Woods has apparently accepted the apology, but this news item really puts what I do here into perspective.

“Poorly chosen words” bore. They can turn potential customers away. A poorly chosen word is one that needs revision or editing or just that final tweak to make an article sing. Tilghman’s comment, I think, goes beyond “poorly chosen” and into the realm of “really stupid.”

Here, “poorly chosen words” are themselves very poorly chosen.

  1. Vox says:

    I can’t get over how she can’t just admit it was a racist statement and apologize for that. (Okay, I can, because the “I’m not racist! I have a black friend!” defense is SOP when this stuff happens, but it still makes me mad.) Apologies ring very hollow when the person won’t take responsibility for what they are apologizing for.

    And you’re right. So many of these scandals could be avoided if people would stop to think about what they are saying instead of just opening their mouths every time a thought pops into their head (something I need to work on, too, but I’m not on live television).

  2. Rachel says:

    You’re absolutely right. I mean, from a writing perspective alone there are so many better ways to describe what she did. “I accidentally made a racist statement and apologize for those I offended” is so much better than “I used some poorly chosen words.” I think the word “racist” is itself becoming taboo in mainstream media…Don Imus coverage notwithstanding. I don’t think making a stupid racist joke once makes a person into a racist, but people seem to be afraid of the word in case it brands them, you know?

    And I don’t know Tilghman’s history so I’m not speaking of her directly, but if she and Tiger have been friends for 12 years and they like making lynching jokes in private, fine.
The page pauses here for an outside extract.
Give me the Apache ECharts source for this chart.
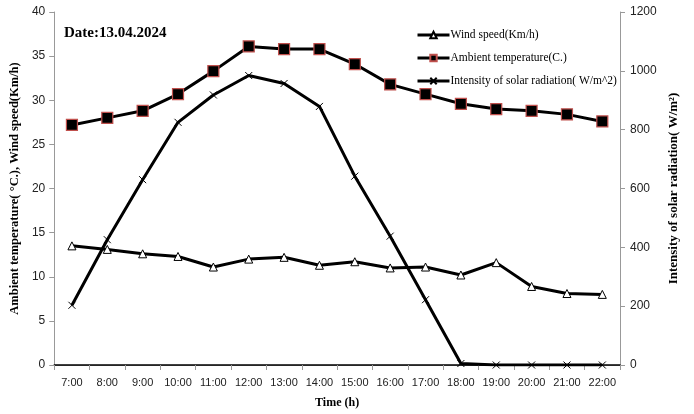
<!DOCTYPE html>
<html>
<head>
<meta charset="utf-8">
<script src="https://cdn.jsdelivr.net/npm/echarts@6/dist/echarts.min.js"></script>
<style>
  html, body { margin: 0; padding: 0; background: #fff; }
  #chart { width: 694px; height: 414px; }
</style>
</head>
<body>
<div id="chart"></div>
<script>
// time of day
var hours = ['7:00', '8:00', '9:00', '10:00', '11:00', '12:00', '13:00', '14:00',
  '15:00', '16:00', '17:00', '18:00', '19:00', '20:00', '21:00', '22:00'];
// wind speed (Km/h) - left axis
var windSpeed = [13.5, 13.1, 12.6, 12.3, 11.1, 12.0, 12.2, 11.3, 11.7, 11.0, 11.1, 10.2, 11.6, 8.9, 8.1, 8.0];
// ambient temperature (C) - left axis
var ambientTemp = [27.2, 28.0, 28.8, 30.7, 33.3, 36.1, 35.8, 35.8, 34.1, 31.8, 30.7, 29.6, 29.0, 28.8, 28.4, 27.6];
// solar radiation (W/m^2) - right axis
var solarRad = [203, 426, 630, 825, 918, 984, 957, 879, 642, 438, 222, 5, 0, 0, 0, 0];

var serif = 'Liberation Serif';
var sans = 'Liberation Sans';
var cross = 'path://M0,0L10,10M10,0L0,10';

var myChart = echarts.init(document.getElementById('chart'));

var option = {
  backgroundColor: '#fff',
  animation: false,
  title: {
    text: 'Date:13.04.2024',
    left: 59,
    top: 21,
    textStyle: { fontFamily: serif, fontWeight: 'bold', fontSize: 15, color: '#000' }
  },
  legend: {
    orient: 'vertical',
    left: 411,
    top: 24,
    itemWidth: 32,
    itemHeight: 8,
    itemGap: 11,
    lineStyle: { width: 3 },
    textStyle: { fontFamily: serif, fontSize: 11.5, color: '#000', padding: [0, 0, 0, -4] },
    data: ['Wind speed(Km/h)', 'Ambient temperature(C.)', 'Intensity of solar radiation( W/m^2)']
  },
  grid: { left: 54, right: 74, top: 12, bottom: 47 },
  xAxis: [{
    type: 'category',
    data: hours,
    boundaryGap: true,
    name: 'Time (h)',
    nameLocation: 'middle',
    nameGap: 32,
    nameTextStyle: { fontFamily: serif, fontWeight: 'bold', fontSize: 12, color: '#000' },
    axisLine: { lineStyle: { color: '#999', width: 1 } },
    axisTick: { show: true, alignWithLabel: false, length: 5, lineStyle: { color: '#999' } },
    axisLabel: { fontFamily: sans, fontSize: 11, color: '#222', margin: 12, interval: 0 },
    splitLine: { show: false }
  }, {
    type: 'category',
    position: 'top',
    data: hours,
    axisLine: { lineStyle: { color: '#000', width: 1.5 } },
    axisTick: { show: false },
    axisLabel: { show: false }
  }],
  yAxis: [{
    type: 'value',
    min: 0,
    max: 40,
    interval: 5,
    position: 'left',
    name: 'Ambient temperature( °C.), Wind speed(Km/h)',
    nameLocation: 'middle',
    nameRotate: 90,
    nameGap: 33,
    nameTextStyle: { fontFamily: serif, fontWeight: 'bold', fontSize: 12.5, color: '#000' },
    axisLine: { show: true, lineStyle: { color: '#999' } },
    axisTick: { show: true, length: 5, lineStyle: { color: '#999' } },
    axisLabel: { fontFamily: sans, fontSize: 12, color: '#222', margin: 9 },
    splitLine: { show: false }
  }, {
    type: 'value',
    min: 0,
    max: 1200,
    interval: 200,
    position: 'right',
    name: 'Intensity of solar radiation( W/m²)',
    nameLocation: 'middle',
    nameRotate: 90,
    nameGap: 46,
    nameTextStyle: { fontFamily: serif, fontWeight: 'bold', fontSize: 13, color: '#000' },
    axisLine: { show: true, lineStyle: { color: '#999' } },
    axisTick: { show: true, length: 5, lineStyle: { color: '#999' } },
    axisLabel: { fontFamily: sans, fontSize: 12, color: '#222', margin: 10, formatter: function (v) { return String(v); } },
    splitLine: { show: false }
  }],
  series: [{
    name: 'Wind speed(Km/h)',
    type: 'line',
    yAxisIndex: 0,
    data: windSpeed,
    symbol: 'triangle',
    symbolSize: 8,
    showAllSymbol: true,
    lineStyle: { color: '#000', width: 3 },
    itemStyle: { color: '#fff', borderColor: '#000', borderWidth: 1 },
    z: 3
  }, {
    name: 'Ambient temperature(C.)',
    type: 'line',
    yAxisIndex: 0,
    data: ambientTemp,
    symbol: 'rect',
    symbolSize: 11,
    showAllSymbol: true,
    lineStyle: { color: '#000', width: 3 },
    itemStyle: { color: '#000', borderColor: '#c0504d', borderWidth: 1.2 },
    z: 4
  }, {
    name: 'Intensity of solar radiation( W/m^2)',
    type: 'line',
    yAxisIndex: 1,
    data: solarRad,
    symbol: cross,
    symbolSize: 7,
    showAllSymbol: true,
    lineStyle: { color: '#000', width: 3 },
    itemStyle: { color: 'none', borderColor: '#000', borderWidth: 1 },
    z: 2
  }]
};

myChart.setOption(option);
</script>
</body>
</html>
But not on national TV.

  3. Vox says:

    Seriously. I think that a lot of people are afraid to admit to being racist or making racist comments, because they associate racism with lynchings, the KKK, the Holocaust, and other acts of evil. But institutional and casual racism is still a major issue in the U.S., and just about everyone adds to it, intentionally, unintentionally, whatever. If people would just say, “You know what? That was a really racist comment. I’m sorry, and I will try to do better,” maybe it would remove some of the taboo and let us as a society actually deal with the issue instead of looking the other way while the offender seeks absolution from Al Sharpton.

    Saying something racist doesn’t make (general) you a horrible person. It just means you said something racist. Own up to it and apologize. Doing the “I’m not a racist!” dance just makes everyone disrespect you and makes it even more taboo to admit to racism for everyone else.

  4. Rachel says:

    Exactly! I don’t think I could have said it better, so I won’t.